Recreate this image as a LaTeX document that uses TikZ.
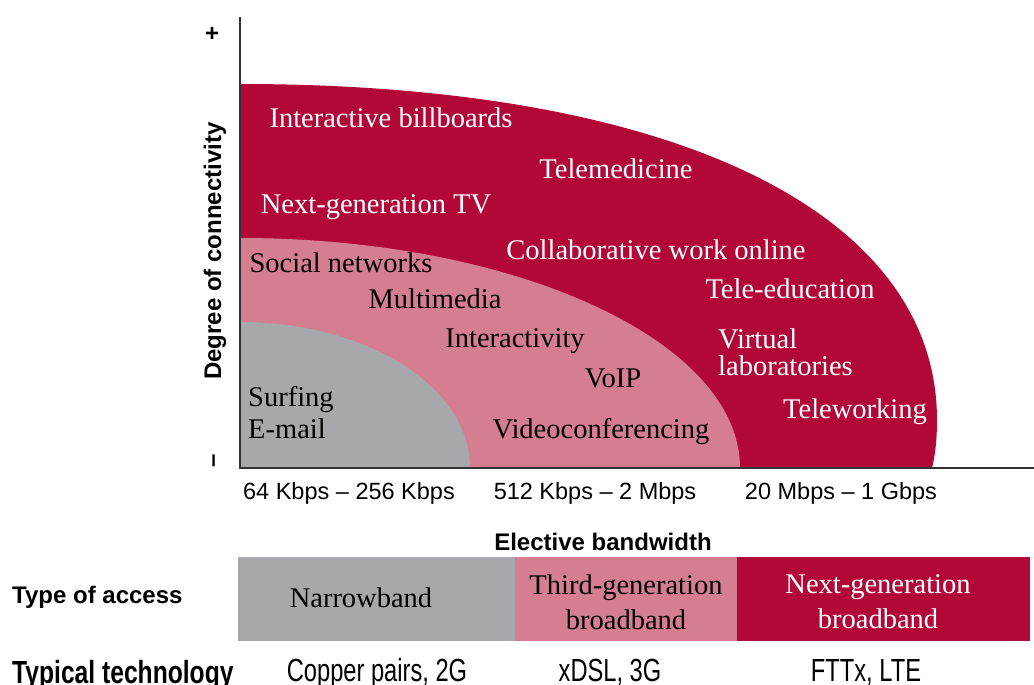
\documentclass[tikz,border=0pt]{standalone}
\usepackage{fontspec}
\setmainfont{Liberation Serif}
\setsansfont{Liberation Sans}
\newfontfamily\narrowsf[FakeStretch=0.74]{Liberation Sans}
\newfontfamily\narrowbf[FakeStretch=0.77]{Liberation Sans Bold}
\definecolor{nextgen}{HTML}{B20838}
\definecolor{thirdgen}{HTML}{D57E92}
\definecolor{narrow}{HTML}{A7A8AC}

\begin{document}
\begin{tikzpicture}[
  x=1pt, y=-1pt,
  wtxt/.style={text=white, font=\fontsize{28.5}{29}\selectfont, inner sep=0pt, anchor=base},
  btxt/.style={wtxt, text=black},
  rng/.style={font=\sffamily\fontsize{23.5}{26}\selectfont, inner sep=0pt, anchor=base},
  lbl/.style={font=\sffamily\bfseries\fontsize{24}{26}\selectfont, inner sep=0pt, anchor=base},
  tech/.style={font=\narrowsf\fontsize{32}{34}\selectfont, inner sep=0pt, anchor=base},
  axis/.style={line width=2pt, draw=black!80},
]
\useasboundingbox (0,0) rectangle (1034,685);
%\draw[gray, help lines, step=50] (0,0) grid (1034,685);
% nested areas
\fill [nextgen] (240,468) -- (240,84) .. controls (680,84) and (937,215) .. (937,420)
  .. controls (937,445) and (934,460) .. (932,468) -- cycle;
\fill [thirdgen] (240,468) -- (240,238) .. controls (516,238) and (740,341) .. (740,468) -- cycle;
\fill [narrow] (240,468) -- (240,322) .. controls (367,322) and (470,387) .. (470,468) -- cycle;
\draw [axis] (240,17) -- (240,468) -- (1034,468);
\node [lbl, rotate=90] (plus) at (220,33) {+};
\node [lbl, rotate=90] (minus) at (220,461) {--};
\node [lbl, rotate=90] (ylabel) at (221,251) {Degree of connectivity};
% applications
\node [wtxt] (billboards) at (391,128) {Interactive billboards};
\node [wtxt] (telemed) at (616,178) {Telemedicine};
\node [wtxt] (nexttv) at (376,213) {Next-generation TV};
\node [wtxt] (collab) at (656,259) {Collaborative work online};
\node [wtxt] (teleedu) at (790,298) {Tele-education};
\node [wtxt, anchor=north west, align=left, font=\fontsize{28.5}{27}\selectfont] (virtlab) at (718,329) {Virtual\\laboratories};
\node [wtxt] (telework) at (855,418) {Teleworking};
\node [btxt] (social) at (341,272) {Social networks};
\node [btxt] (multimedia) at (435,308) {Multimedia};
\node [btxt] (interact) at (515,347) {Interactivity};
\node [btxt] (voip) at (613,387) {VoIP};
\node [btxt] (video) at (601,438) {Videoconferencing};
\node [btxt, anchor=north west, align=left, font=\fontsize{28.5}{32}\selectfont] (surfing) at (248,386) {Surfing\\E-mail};
% bandwidth
\node [rng] (bw1) at (349,499) {64 Kbps -- 256 Kbps};
\node [rng] (bw2) at (595,499) {512 Kbps -- 2 Mbps};
\node [rng] (bw3) at (841,499) {20 Mbps -- 1 Gbps};
\node [lbl] (bwlabel) at (603,550) {Elective bandwidth};
% type of access
\fill [narrow] (238,557) rectangle (515,641);
\fill [thirdgen] (515,557) rectangle (737,641);
\fill [nextgen] (737,557) rectangle (1030,641);
\node [lbl, anchor=base west] (access) at (12,603) {Type of access};
\node [btxt] (nb) at (361,607) {Narrowband};
\node [btxt, anchor=center, align=center, font=\fontsize{28.5}{35}\selectfont] (tgb) at (626,602) {Third-generation\\broadband};
\node [wtxt, anchor=center, align=center, font=\fontsize{28.5}{35}\selectfont] (ngb) at (878,602) {Next-generation\\broadband};
% technology
\node [tech, font=\narrowbf\fontsize{32}{34}\selectfont, anchor=base west] (techlabel) at (12,683) {Typical technology};
\node [tech] (copper) at (377,681) {Copper pairs, 2G};
\node [tech] (xdsl) at (610,681) {xDSL, 3G};
\node [tech] (fttx) at (866,681) {FTTx, LTE};
\end{tikzpicture}
\end{document}
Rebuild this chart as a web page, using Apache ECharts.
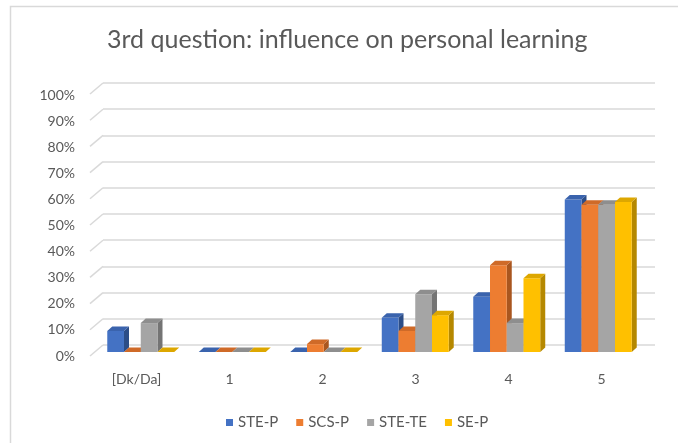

::::::::

Stated task
Copy out all the records exactly, excluding pictures.

Task response
Recreate this image as a LaTeX document that uses TikZ.
\documentclass[tikz,border=0pt]{standalone}
\usepackage{fontspec}
\setmainfont{Liberation Serif}
\setsansfont{Liberation Sans}
\newfontfamily\narrowsf[FakeStretch=0.74]{Liberation Sans}
\newfontfamily\narrowbf[FakeStretch=0.77]{Liberation Sans Bold}
\definecolor{nextgen}{HTML}{B20838}
\definecolor{thirdgen}{HTML}{D57E92}
\definecolor{narrow}{HTML}{A7A8AC}

\begin{document}
\begin{tikzpicture}[
  x=1pt, y=-1pt,
  wtxt/.style={text=white, font=\fontsize{28.5}{29}\selectfont, inner sep=0pt, anchor=base},
  btxt/.style={wtxt, text=black},
  rng/.style={font=\sffamily\fontsize{23.5}{26}\selectfont, inner sep=0pt, anchor=base},
  lbl/.style={font=\sffamily\bfseries\fontsize{24}{26}\selectfont, inner sep=0pt, anchor=base},
  tech/.style={font=\narrowsf\fontsize{32}{34}\selectfont, inner sep=0pt, anchor=base},
  axis/.style={line width=2pt, draw=black!80},
]
\useasboundingbox (0,0) rectangle (1034,685);
%\draw[gray, help lines, step=50] (0,0) grid (1034,685);
% nested areas
\fill [nextgen] (240,468) -- (240,84) .. controls (680,84) and (937,215) .. (937,420)
  .. controls (937,445) and (934,460) .. (932,468) -- cycle;
\fill [thirdgen] (240,468) -- (240,238) .. controls (516,238) and (740,341) .. (740,468) -- cycle;
\fill [narrow] (240,468) -- (240,322) .. controls (367,322) and (470,387) .. (470,468) -- cycle;
\draw [axis] (240,17) -- (240,468) -- (1034,468);
\node [lbl, rotate=90] (plus) at (220,33) {+};
\node [lbl, rotate=90] (minus) at (220,461) {--};
\node [lbl, rotate=90] (ylabel) at (221,251) {Degree of connectivity};
% applications
\node [wtxt] (billboards) at (391,128) {Interactive billboards};
\node [wtxt] (telemed) at (616,178) {Telemedicine};
\node [wtxt] (nexttv) at (376,213) {Next-generation TV};
\node [wtxt] (collab) at (656,259) {Collaborative work online};
\node [wtxt] (teleedu) at (790,298) {Tele-education};
\node [wtxt, anchor=north west, align=left, font=\fontsize{28.5}{27}\selectfont] (virtlab) at (718,329) {Virtual\\laboratories};
\node [wtxt] (telework) at (855,418) {Teleworking};
\node [btxt] (social) at (341,272) {Social networks};
\node [btxt] (multimedia) at (435,308) {Multimedia};
\node [btxt] (interact) at (515,347) {Interactivity};
\node [btxt] (voip) at (613,387) {VoIP};
\node [btxt] (video) at (601,438) {Videoconferencing};
\node [btxt, anchor=north west, align=left, font=\fontsize{28.5}{32}\selectfont] (surfing) at (248,386) {Surfing\\E-mail};
% bandwidth
\node [rng] (bw1) at (349,499) {64 Kbps -- 256 Kbps};
\node [rng] (bw2) at (595,499) {512 Kbps -- 2 Mbps};
\node [rng] (bw3) at (841,499) {20 Mbps -- 1 Gbps};
\node [lbl] (bwlabel) at (603,550) {Elective bandwidth};
% type of access
\fill [narrow] (238,557) rectangle (515,641);
\fill [thirdgen] (515,557) rectangle (737,641);
\fill [nextgen] (737,557) rectangle (1030,641);
\node [lbl, anchor=base west] (access) at (12,603) {Type of access};
\node [btxt] (nb) at (361,607) {Narrowband};
\node [btxt, anchor=center, align=center, font=\fontsize{28.5}{35}\selectfont] (tgb) at (626,602) {Third-generation\\broadband};
\node [wtxt, anchor=center, align=center, font=\fontsize{28.5}{35}\selectfont] (ngb) at (878,602) {Next-generation\\broadband};
% technology
\node [tech, font=\narrowbf\fontsize{32}{34}\selectfont, anchor=base west] (techlabel) at (12,683) {Typical technology};
\node [tech] (copper) at (377,681) {Copper pairs, 2G};
\node [tech] (xdsl) at (610,681) {xDSL, 3G};
\node [tech] (fttx) at (866,681) {FTTx, LTE};
\end{tikzpicture}
\end{document}
Rebuild this chart as a web page, using Apache ECharts.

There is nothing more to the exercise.